**Source data**:
====
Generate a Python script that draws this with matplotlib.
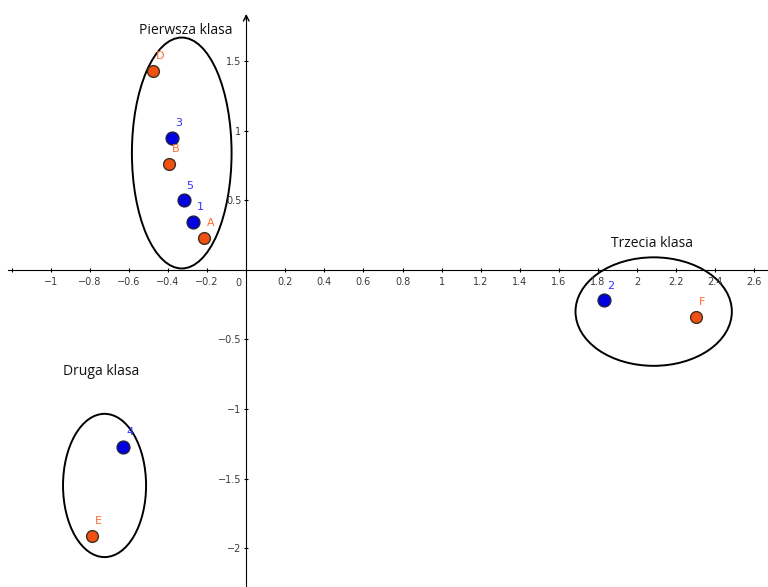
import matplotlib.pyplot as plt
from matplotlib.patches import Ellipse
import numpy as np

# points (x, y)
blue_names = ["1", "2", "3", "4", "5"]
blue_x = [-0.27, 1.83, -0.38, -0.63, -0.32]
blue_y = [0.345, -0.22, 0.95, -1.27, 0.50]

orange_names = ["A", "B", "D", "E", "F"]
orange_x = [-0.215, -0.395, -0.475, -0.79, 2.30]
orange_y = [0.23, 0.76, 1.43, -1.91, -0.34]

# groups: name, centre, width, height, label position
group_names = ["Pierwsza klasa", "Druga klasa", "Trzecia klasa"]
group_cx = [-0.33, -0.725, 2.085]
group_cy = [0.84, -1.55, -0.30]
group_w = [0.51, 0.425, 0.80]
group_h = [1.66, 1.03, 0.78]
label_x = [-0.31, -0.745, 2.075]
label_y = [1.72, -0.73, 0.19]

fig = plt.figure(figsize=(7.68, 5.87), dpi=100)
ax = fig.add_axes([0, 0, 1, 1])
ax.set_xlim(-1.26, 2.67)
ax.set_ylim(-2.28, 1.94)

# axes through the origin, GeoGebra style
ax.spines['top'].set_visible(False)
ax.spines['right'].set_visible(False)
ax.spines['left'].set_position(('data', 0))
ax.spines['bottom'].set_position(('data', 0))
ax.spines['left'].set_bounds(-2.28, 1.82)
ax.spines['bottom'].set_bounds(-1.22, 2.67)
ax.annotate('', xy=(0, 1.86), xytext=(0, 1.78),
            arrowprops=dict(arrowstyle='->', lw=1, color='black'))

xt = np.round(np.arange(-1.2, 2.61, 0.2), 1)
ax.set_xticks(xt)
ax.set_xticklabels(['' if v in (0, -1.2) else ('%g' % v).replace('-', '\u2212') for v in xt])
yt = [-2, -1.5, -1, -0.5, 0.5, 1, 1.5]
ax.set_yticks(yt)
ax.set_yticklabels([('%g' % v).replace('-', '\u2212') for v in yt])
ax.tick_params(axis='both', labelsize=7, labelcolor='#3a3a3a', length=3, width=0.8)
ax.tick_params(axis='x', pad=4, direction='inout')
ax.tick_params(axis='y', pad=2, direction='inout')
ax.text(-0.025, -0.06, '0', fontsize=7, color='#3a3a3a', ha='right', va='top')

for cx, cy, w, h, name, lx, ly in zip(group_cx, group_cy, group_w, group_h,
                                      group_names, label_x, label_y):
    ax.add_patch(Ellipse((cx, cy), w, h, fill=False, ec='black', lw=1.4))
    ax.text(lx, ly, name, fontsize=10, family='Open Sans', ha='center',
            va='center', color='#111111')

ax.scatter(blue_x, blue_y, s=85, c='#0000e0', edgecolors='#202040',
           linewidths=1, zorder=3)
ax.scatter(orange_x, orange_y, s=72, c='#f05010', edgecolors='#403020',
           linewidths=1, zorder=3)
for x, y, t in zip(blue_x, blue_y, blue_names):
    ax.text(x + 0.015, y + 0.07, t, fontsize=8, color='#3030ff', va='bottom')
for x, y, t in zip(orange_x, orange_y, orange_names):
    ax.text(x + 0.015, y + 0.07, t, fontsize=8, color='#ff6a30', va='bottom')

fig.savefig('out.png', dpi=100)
====
**Requirement**:
Using the listing above, locate the lines that hold "matplotlib" and copy each one.

**Result for this exercise**:
Generate a Python script that draws this with matplotlib.
import matplotlib.pyplot as plt
from matplotlib.patches import Ellipse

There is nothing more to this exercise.